Como muchos en Latinoamérica, he experimentado indignación con el abusivo empleo de los mecanismos constitucionales que ha culminado con la destitución de la presidenta Dilma Rousseff, basado en una ley de impeachment sin sentido de proporcionalidad, que da a una brecha fiscal la misma sanción que a un genocidio.
Dilma Rousseff, cuya honestidad no ha estado en cuestionamientos, ha sido echada del poder como merecería serlo alguien que haya desviado fondos públicos hacia cuentas privadas, o que hubiese cometido graves violaciones de los derechos humanos, o un acto de traición a la patria.
Me conmovió verla recordarles a sus nuevos verdugos, que ser objeto de condena sin motivos no era algo nuevo para ella, que vivía una experiencia similar a la de 1971, cuando la dictadura la sentó en un banquillo y la encarceló.
Le creo, y lloré con ella cuando les dijo a sus inquisidores: “No lucho por mi mandato, ni por vanidad, ni por el poder, lucho por la democracia”, evidentemente cercenada cuando sesenta personas por razones esencialmente políticas, abusando el poder conferido por la Constitución, se abrogan el derecho de desconocer el mandato expresado por 54 millones de electores que les confirieron un segundo mandato de cuatro años.
Pero la mira es de luces cortas, si la expulsión fáctica se atribuye exclusivamente a la pérdida del control de la mayoría congresual, que es lo que la colocó en los brazos rencorosos de sus adversarios, porque además de esa que es una condición objetiva, se requieren de condiciones subjetivas, y esas estaban cada vez más fortalecidas.
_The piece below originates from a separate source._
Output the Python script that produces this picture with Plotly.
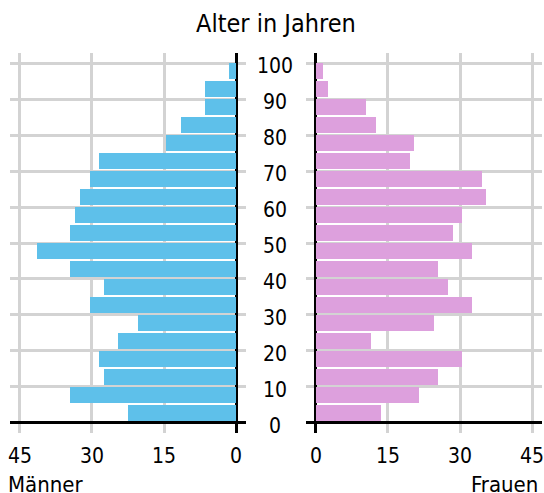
import plotly.graph_objects as go
from plotly.subplots import make_subplots

age_start = [95, 90, 85, 80, 75, 70, 65, 60, 55, 50, 45, 40, 35, 30, 25, 20, 15, 10, 5, 0]
maenner = [1.5, 6.5, 6.5, 11.5, 14.5, 28.5, 30.5, 32.5, 33.5, 34.5, 41.5, 34.5, 27.5, 30.5, 20.5, 24.5, 28.5, 27.5, 34.5, 22.5]
frauen = [1.5, 2.5, 10.5, 12.5, 20.5, 19.5, 34.5, 35.5, 30.5, 28.5, 32.5, 25.5, 27.5, 32.5, 24.5, 11.5, 30.5, 25.5, 21.5, 13.5]
x_ticks = [0, 15, 30, 45]
y_ticks = [0, 10, 20, 30, 40, 50, 60, 70, 80, 90, 100]

FONT = "DejaVu Sans Condensed, DejaVu Sans, sans-serif"
GRID = "#d3d3d3"

fig = make_subplots(rows=1, cols=2, shared_yaxes=False, horizontal_spacing=0.1128)

fig.add_trace(go.Bar(y=age_start, x=maenner, orientation="h", width=4.45, offset=0.55,
                     marker=dict(color="#5ec0ea", line=dict(width=0)), showlegend=False), row=1, col=1)
fig.add_trace(go.Bar(y=age_start, x=frauen, orientation="h", width=4.45, offset=0.55,
                     marker=dict(color="#dda0dd", line=dict(width=0)), showlegend=False), row=1, col=2)

xcommon = dict(tickvals=x_ticks, showgrid=True, gridcolor=GRID, gridwidth=2.5,
               zeroline=True, zerolinecolor="black", zerolinewidth=3, showline=False,
               tickfont=dict(family=FONT, size=21, color="black"), ticks="outside",
               ticklen=4, tickcolor="rgba(0,0,0,0)", fixedrange=True, automargin=False,
               ticklabeloverflow="allow")
fig.update_xaxes(range=[47.08, -2.08], domain=[0, 0.4436], **xcommon, row=1, col=1)
fig.update_xaxes(range=[-2.08, 47.08], domain=[0.5564, 1], **xcommon, row=1, col=2)

ycommon = dict(range=[-2.8, 102.8], tickvals=y_ticks, showticklabels=False, showgrid=True,
               gridcolor=GRID, gridwidth=2.5, zeroline=True, zerolinecolor="black",
               zerolinewidth=3, showline=False, automargin=False, fixedrange=True)
fig.update_yaxes(**ycommon, row=1, col=1)
fig.update_yaxes(**ycommon, row=1, col=2)

annotations = []
for t in y_ticks:
    annotations.append(dict(x=0.5, xref="paper", y=t, yref="y", text=str(t), showarrow=False,
                            xanchor="center", yanchor="middle", xshift=-1, yshift=-3,
                            font=dict(family=FONT, size=21, color="black")))
annotations.append(dict(x=0, xref="paper", y=0, yref="paper", text="Männer", showarrow=False,
                        xanchor="left", yanchor="top", xshift=-4, yshift=-37,
                        font=dict(family=FONT, size=22, color="black")))
annotations.append(dict(x=1, xref="paper", y=0, yref="paper", text="Frauen", showarrow=False,
                        xanchor="right", yanchor="top", xshift=-2, yshift=-37,
                        font=dict(family=FONT, size=22, color="black")))
annotations.append(dict(x=0.5, xref="paper", y=1, yref="paper", text="Alter in Jahren", showarrow=False,
                        xanchor="center", yanchor="bottom", yshift=13,
                        font=dict(family=FONT, size=25, color="black")))

fig.update_layout(width=544, height=493, margin=dict(l=10, r=2, t=53, b=60),
                  plot_bgcolor="white", paper_bgcolor="white", bargap=0,
                  annotations=annotations, font=dict(family=FONT))

fig.write_html("out.html", config={"displayModeBar": False},
               post_script="document.body.style.margin='0';document.body.style.overflow='hidden';")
La principal adversaria de Dilma Rousseff ha sido la economía; la segunda, pésima política de comunicación y, la tercera, su terco e irrenunciable temperamento, que aleja la concertación.
Se ha ido del poder, entre otras cosas, como secuelas de la desaceleración de la economía china, que ha reducido su demanda de importaciones, lo que dejó a la brasileña con un ritmo de crecimiento, que ni soplado llegaba al 2% del PIB.
Contra Dilma votaba en el Senado un desplome del 3% en 2015 e igual caída en 2016; un paro del 11%; una inflación de un 7% y la mayor recepción de los últimos ochenta años.
En sus aprestos por la relección en la que Marina Silva marcaba por encima de ella, aunque luego quedó en tercer lugar, y en la que le ganó por estrecho margen a Aecio Neves, lo que fue posible por la integración de Lula da Silva a la campaña, hubo advertencias que Dilma no captó: que tanto la popularidad de ella como de su gobierno estaban erosionadas.
Creyó que con el solo hecho de haber ganado las elecciones obtenía el boleto para gobernar cuatro años, y no se percató de que en las democracias actuales hay que seguir ganando las elecciones después de haberlas celebrado, porque se reeditan a diario.
Muchas de las noticias negativas que partían del declive económico eran inevitables, pero es insustentable un gobierno asociado permanentemente a malas nuevas.
El puñetazo en la mesa no sustenta un gobierno, aunque considere que son injustos y desbordados los reclamos opositores, hay que mantener abiertos los espacios de concertación y en ocasiones hay dejar caer el pulso, porque la política es más un juego de inteligencia que de fuerza.
Dilma también se ha ido, porque estaba acompañada del desafío de la primera mujer en ocupar la presidencia de su país y se lo cobraron.